-------- Source material
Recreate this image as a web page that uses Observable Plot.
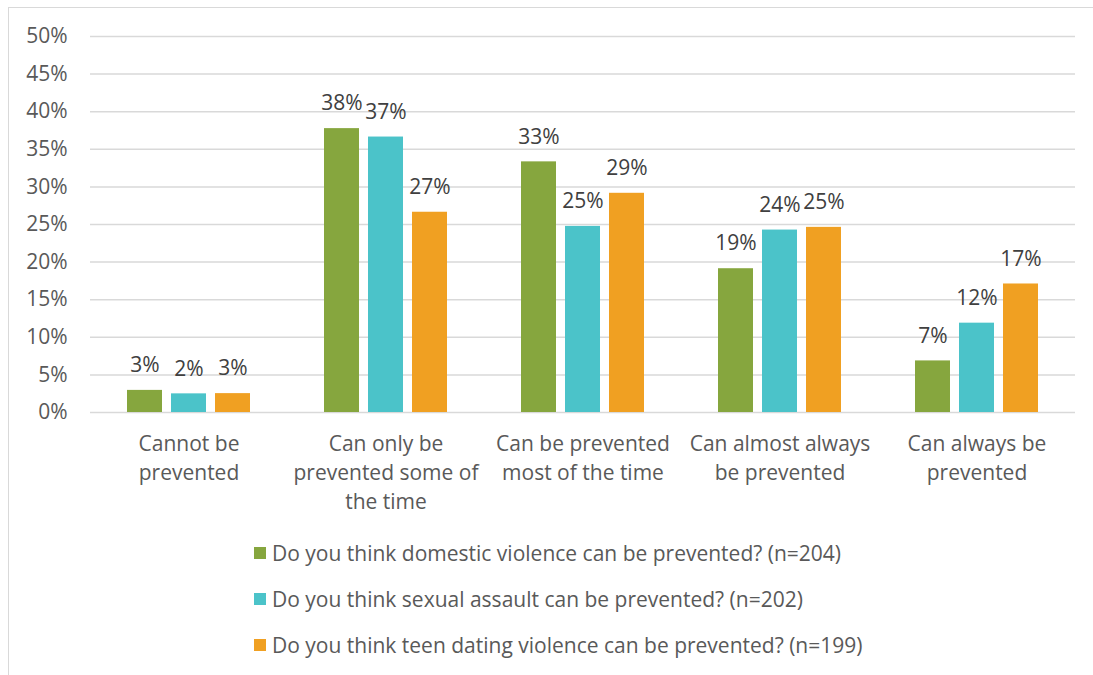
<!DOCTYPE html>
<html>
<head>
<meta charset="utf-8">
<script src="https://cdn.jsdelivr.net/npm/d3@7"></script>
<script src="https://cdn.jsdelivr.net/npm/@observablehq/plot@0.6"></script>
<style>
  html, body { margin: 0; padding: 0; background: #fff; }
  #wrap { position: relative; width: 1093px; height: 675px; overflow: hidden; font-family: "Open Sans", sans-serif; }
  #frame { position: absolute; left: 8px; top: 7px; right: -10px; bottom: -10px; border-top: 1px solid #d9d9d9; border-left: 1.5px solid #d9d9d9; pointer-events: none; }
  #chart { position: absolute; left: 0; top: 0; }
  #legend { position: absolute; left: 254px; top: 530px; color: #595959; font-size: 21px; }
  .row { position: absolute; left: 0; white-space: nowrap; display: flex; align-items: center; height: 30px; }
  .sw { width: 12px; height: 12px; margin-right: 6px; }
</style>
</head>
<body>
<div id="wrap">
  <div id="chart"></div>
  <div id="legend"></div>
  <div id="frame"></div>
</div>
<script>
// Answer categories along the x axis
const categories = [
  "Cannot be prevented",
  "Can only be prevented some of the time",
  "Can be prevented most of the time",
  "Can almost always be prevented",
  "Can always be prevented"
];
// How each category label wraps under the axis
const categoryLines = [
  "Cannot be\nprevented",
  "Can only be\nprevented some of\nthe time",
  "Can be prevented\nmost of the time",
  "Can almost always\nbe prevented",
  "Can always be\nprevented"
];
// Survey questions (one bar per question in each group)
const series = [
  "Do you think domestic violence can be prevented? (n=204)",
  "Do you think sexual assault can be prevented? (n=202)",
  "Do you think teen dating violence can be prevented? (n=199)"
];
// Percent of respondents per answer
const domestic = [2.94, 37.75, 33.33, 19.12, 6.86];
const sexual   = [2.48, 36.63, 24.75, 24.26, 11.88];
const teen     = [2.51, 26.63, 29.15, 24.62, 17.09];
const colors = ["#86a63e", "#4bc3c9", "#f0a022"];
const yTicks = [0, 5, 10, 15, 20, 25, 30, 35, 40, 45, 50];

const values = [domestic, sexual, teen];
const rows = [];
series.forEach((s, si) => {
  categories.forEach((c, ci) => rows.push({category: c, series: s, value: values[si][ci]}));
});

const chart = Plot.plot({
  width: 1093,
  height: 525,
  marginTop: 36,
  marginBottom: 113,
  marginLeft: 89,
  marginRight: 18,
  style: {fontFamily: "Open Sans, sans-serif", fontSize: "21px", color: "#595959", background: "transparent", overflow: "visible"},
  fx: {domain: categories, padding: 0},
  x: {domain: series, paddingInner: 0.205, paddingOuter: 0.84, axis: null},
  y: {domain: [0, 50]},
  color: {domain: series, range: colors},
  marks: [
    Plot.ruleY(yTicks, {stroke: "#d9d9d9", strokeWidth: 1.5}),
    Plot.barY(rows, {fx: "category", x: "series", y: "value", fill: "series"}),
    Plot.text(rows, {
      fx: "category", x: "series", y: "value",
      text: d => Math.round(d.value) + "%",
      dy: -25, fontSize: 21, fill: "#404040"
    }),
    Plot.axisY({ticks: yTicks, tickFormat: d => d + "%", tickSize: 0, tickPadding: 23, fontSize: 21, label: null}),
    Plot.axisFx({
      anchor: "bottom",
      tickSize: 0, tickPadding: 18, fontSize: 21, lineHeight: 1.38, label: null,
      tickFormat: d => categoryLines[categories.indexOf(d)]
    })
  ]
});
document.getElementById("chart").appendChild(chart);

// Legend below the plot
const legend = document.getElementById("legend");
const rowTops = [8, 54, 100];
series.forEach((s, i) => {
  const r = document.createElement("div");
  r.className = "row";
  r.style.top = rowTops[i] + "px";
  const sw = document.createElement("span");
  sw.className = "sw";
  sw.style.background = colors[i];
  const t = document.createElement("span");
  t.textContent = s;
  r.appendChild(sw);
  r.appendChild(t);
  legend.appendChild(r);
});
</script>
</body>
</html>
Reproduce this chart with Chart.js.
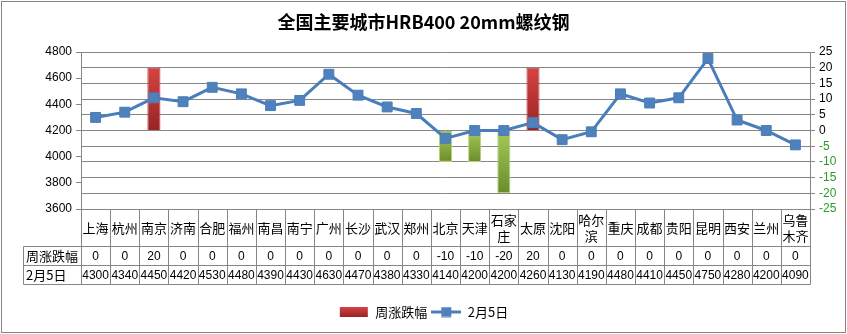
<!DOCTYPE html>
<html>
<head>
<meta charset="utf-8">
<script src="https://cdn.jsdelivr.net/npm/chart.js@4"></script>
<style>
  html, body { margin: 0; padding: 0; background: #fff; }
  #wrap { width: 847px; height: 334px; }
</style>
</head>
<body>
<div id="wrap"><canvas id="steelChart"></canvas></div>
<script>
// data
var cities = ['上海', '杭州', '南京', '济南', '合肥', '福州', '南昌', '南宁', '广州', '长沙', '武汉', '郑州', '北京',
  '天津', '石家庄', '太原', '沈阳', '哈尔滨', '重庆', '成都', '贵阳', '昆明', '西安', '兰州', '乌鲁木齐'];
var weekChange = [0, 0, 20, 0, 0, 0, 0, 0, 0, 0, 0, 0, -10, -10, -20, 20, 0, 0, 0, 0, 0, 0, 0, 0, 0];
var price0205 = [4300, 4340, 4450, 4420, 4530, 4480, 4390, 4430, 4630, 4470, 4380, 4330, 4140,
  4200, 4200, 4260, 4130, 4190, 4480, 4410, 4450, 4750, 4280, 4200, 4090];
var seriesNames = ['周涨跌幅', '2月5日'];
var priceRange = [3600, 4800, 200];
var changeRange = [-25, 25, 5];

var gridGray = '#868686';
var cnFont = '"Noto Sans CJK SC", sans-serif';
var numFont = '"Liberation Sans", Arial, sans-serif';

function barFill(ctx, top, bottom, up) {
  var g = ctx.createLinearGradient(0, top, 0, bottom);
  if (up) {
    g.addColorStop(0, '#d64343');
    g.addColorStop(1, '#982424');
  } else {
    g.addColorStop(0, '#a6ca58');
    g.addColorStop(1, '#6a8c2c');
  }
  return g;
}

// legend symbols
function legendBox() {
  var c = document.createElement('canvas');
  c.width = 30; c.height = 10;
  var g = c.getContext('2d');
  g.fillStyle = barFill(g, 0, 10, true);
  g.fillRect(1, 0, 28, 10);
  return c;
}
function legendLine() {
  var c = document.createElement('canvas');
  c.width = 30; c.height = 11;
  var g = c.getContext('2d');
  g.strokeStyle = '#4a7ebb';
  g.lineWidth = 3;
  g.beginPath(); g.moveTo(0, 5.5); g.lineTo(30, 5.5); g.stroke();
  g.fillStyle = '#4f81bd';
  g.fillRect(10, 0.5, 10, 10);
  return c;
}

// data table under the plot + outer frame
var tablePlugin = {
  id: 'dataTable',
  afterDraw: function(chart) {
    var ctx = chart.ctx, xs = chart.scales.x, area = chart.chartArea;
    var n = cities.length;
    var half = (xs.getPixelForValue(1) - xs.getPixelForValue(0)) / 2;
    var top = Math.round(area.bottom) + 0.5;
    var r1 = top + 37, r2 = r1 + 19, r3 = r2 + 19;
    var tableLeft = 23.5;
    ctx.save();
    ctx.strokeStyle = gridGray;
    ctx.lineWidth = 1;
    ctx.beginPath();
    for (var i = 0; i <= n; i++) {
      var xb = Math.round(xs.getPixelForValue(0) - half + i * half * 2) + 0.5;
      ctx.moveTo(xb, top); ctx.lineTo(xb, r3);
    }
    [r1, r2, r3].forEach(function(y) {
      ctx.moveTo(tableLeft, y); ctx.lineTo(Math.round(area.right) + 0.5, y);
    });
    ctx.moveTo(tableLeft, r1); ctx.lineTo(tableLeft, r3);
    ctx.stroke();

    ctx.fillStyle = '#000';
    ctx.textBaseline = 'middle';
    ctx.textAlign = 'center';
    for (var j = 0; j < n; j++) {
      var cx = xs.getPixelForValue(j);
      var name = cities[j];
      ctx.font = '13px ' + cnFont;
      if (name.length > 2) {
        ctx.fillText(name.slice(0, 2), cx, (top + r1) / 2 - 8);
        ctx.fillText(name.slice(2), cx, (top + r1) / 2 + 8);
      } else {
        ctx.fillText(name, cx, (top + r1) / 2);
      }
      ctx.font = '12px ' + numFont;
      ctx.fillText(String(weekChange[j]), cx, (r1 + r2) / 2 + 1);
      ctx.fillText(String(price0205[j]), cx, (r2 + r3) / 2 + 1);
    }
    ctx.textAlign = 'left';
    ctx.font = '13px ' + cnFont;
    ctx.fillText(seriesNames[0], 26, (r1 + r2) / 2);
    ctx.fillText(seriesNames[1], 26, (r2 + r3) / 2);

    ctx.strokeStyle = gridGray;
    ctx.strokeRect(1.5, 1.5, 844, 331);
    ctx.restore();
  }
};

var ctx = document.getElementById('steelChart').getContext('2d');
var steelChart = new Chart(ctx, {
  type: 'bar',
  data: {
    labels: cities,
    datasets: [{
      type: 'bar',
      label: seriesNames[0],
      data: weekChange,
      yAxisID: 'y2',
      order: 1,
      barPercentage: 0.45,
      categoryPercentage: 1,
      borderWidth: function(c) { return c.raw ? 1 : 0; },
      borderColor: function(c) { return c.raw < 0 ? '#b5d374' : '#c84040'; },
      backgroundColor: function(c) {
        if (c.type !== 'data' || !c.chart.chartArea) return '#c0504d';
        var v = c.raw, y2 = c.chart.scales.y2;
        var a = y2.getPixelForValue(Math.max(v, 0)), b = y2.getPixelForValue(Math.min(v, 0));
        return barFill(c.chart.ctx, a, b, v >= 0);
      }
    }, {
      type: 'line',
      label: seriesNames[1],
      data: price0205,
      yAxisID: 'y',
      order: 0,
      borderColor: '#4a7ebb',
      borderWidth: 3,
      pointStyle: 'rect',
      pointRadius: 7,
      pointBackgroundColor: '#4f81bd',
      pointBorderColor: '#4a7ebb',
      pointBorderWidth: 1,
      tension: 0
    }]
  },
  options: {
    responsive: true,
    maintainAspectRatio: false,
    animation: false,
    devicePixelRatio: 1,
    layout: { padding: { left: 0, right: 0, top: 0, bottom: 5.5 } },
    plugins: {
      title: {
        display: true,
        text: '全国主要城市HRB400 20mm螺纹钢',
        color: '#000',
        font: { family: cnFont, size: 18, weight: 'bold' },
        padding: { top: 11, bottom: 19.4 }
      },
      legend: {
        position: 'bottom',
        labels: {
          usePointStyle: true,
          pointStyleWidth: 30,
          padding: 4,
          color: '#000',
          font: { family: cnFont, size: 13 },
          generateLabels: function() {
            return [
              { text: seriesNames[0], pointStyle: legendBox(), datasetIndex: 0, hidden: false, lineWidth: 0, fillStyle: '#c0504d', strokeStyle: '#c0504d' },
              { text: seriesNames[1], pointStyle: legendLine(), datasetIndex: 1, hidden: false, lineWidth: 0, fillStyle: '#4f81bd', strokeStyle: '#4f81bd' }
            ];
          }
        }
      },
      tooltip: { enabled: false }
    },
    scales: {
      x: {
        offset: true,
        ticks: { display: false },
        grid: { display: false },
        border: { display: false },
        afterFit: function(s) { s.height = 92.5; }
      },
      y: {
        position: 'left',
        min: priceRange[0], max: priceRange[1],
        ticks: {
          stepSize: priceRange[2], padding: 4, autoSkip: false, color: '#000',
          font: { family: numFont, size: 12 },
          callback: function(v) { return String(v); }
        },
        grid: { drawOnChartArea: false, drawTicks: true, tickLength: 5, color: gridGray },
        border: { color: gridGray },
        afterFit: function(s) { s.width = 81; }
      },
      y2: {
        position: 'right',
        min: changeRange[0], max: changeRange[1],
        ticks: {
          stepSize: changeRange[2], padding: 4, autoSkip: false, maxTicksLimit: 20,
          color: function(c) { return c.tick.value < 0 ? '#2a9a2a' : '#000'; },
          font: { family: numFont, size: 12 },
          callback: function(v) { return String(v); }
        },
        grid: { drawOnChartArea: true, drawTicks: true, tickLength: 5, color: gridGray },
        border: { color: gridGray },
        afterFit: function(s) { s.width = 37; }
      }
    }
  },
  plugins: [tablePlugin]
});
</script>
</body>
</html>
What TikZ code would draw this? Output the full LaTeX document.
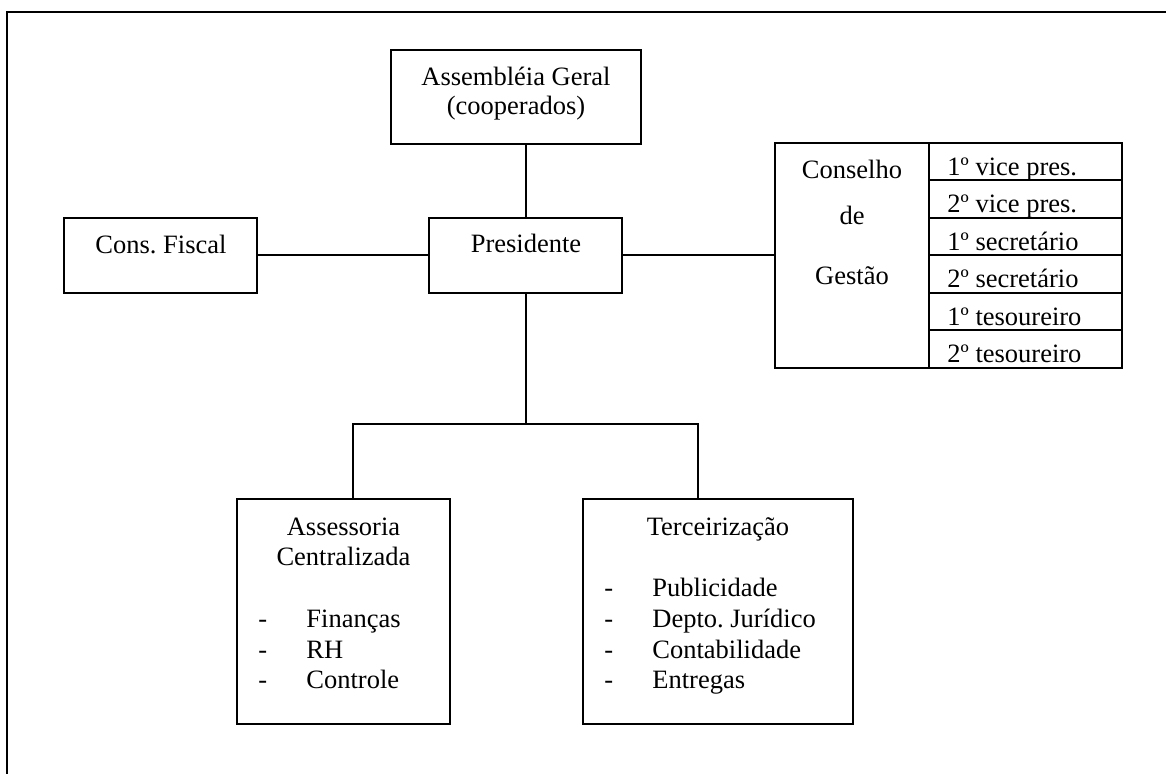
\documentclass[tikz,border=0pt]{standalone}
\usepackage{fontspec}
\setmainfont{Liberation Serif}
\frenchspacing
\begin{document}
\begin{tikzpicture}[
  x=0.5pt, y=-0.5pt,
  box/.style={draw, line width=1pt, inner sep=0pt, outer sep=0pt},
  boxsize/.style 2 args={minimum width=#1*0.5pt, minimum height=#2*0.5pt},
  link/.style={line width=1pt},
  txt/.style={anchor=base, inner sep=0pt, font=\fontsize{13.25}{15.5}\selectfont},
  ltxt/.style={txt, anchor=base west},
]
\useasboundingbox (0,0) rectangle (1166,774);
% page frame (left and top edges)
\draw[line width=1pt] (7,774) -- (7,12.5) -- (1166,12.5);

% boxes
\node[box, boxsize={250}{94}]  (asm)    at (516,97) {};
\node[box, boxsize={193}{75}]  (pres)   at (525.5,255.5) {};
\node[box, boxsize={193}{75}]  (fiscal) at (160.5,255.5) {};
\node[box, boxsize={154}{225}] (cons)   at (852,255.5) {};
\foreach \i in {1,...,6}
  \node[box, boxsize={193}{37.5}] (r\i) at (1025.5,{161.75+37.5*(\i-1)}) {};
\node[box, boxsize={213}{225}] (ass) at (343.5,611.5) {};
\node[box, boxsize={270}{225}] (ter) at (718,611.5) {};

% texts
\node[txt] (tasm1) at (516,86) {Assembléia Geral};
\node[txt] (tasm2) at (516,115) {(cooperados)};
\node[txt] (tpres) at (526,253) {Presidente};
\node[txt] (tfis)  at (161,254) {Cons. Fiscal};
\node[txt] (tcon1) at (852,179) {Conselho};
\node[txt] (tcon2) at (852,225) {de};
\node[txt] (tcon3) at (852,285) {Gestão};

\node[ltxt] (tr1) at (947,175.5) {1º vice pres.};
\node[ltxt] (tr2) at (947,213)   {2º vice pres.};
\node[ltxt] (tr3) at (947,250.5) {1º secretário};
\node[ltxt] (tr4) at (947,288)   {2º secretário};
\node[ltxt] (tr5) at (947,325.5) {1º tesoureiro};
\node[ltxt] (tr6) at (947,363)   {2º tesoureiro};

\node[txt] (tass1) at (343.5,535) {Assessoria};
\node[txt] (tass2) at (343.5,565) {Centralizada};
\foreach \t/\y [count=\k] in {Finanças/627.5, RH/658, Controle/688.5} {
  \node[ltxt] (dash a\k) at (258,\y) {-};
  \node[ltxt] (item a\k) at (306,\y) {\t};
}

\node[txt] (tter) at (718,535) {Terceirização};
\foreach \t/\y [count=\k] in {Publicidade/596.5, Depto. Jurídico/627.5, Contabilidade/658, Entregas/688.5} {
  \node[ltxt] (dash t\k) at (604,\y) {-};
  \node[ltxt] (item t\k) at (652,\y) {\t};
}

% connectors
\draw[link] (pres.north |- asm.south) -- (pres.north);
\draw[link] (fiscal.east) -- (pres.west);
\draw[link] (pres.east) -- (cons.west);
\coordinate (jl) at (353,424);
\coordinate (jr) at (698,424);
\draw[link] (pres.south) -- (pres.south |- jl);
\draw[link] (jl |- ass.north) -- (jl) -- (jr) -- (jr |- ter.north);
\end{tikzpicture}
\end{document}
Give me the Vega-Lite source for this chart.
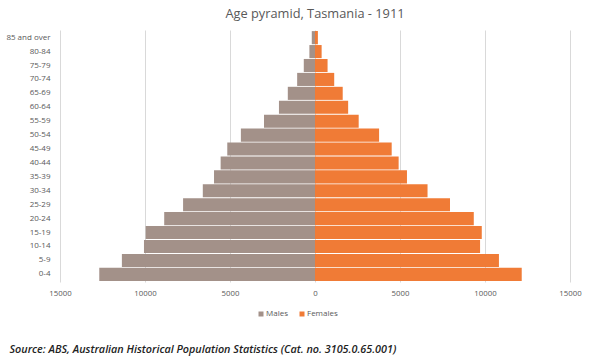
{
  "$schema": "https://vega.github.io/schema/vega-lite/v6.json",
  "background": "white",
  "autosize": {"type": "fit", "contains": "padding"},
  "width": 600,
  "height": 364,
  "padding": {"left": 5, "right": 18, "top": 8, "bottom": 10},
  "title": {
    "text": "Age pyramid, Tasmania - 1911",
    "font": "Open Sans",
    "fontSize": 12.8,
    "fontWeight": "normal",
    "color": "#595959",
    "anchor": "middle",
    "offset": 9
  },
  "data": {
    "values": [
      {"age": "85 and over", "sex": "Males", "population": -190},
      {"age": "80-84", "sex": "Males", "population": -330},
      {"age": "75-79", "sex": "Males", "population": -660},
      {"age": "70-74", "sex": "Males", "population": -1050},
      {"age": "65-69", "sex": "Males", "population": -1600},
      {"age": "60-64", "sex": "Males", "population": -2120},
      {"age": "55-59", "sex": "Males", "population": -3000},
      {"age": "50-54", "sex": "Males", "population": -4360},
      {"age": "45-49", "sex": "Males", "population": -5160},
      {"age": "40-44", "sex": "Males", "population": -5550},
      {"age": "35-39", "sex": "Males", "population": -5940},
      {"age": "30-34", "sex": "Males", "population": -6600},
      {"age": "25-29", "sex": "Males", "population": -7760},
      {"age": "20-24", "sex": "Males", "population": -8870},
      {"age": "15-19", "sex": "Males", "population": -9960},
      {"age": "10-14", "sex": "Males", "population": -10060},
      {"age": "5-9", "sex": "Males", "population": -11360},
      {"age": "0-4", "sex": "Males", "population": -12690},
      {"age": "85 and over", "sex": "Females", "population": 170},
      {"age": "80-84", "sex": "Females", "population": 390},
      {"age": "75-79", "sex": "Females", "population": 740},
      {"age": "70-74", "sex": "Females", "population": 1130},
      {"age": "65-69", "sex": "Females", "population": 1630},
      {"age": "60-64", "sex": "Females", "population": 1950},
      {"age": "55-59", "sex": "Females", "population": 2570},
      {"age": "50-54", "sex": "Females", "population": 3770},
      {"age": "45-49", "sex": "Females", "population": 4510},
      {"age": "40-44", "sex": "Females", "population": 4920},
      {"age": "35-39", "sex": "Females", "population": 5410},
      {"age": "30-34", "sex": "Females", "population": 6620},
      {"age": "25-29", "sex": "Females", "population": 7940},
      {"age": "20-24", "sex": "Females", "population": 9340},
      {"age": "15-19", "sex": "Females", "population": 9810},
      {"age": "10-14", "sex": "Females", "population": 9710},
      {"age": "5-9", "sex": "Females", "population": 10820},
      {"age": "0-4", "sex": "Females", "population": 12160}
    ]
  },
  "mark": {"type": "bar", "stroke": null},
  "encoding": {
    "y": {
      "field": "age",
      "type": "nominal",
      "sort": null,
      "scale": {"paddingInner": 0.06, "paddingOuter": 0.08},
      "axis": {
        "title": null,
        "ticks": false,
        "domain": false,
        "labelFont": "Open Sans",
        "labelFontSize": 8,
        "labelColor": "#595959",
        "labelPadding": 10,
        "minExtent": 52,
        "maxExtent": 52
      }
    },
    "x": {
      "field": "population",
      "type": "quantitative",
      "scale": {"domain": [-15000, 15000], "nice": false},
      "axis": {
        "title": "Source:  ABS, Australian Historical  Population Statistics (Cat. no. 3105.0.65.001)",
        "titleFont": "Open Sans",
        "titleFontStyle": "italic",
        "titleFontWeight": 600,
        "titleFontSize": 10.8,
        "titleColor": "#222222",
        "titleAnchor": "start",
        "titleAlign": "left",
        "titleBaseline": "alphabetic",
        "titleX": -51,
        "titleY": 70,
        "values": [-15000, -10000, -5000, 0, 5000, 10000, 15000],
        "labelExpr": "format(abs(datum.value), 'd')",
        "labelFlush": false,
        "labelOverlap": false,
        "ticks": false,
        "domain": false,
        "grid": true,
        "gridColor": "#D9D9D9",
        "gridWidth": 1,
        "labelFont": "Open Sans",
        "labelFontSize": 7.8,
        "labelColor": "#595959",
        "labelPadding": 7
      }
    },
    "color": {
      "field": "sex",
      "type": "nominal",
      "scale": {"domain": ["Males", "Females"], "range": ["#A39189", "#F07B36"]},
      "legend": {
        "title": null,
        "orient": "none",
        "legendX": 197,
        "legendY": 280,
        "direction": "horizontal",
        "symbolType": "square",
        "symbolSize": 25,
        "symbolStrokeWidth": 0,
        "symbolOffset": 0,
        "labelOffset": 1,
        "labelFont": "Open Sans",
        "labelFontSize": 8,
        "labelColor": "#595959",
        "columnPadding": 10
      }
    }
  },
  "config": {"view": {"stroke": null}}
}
----------------
Short exercise — Go back to the listing above and reproduce, exactly, the stretch from the line bearing "What TikZ code" through the line bearing "(7,12.5) -- (1166,12.5);", without its pictures.

Task answer —
What TikZ code would draw this? Output the full LaTeX document.
\documentclass[tikz,border=0pt]{standalone}
\usepackage{fontspec}
\setmainfont{Liberation Serif}
\frenchspacing
\begin{document}
\begin{tikzpicture}[
  x=0.5pt, y=-0.5pt,
  box/.style={draw, line width=1pt, inner sep=0pt, outer sep=0pt},
  boxsize/.style 2 args={minimum width=#1*0.5pt, minimum height=#2*0.5pt},
  link/.style={line width=1pt},
  txt/.style={anchor=base, inner sep=0pt, font=\fontsize{13.25}{15.5}\selectfont},
  ltxt/.style={txt, anchor=base west},
]
\useasboundingbox (0,0) rectangle (1166,774);
% page frame (left and top edges)
\draw[line width=1pt] (7,774) -- (7,12.5) -- (1166,12.5);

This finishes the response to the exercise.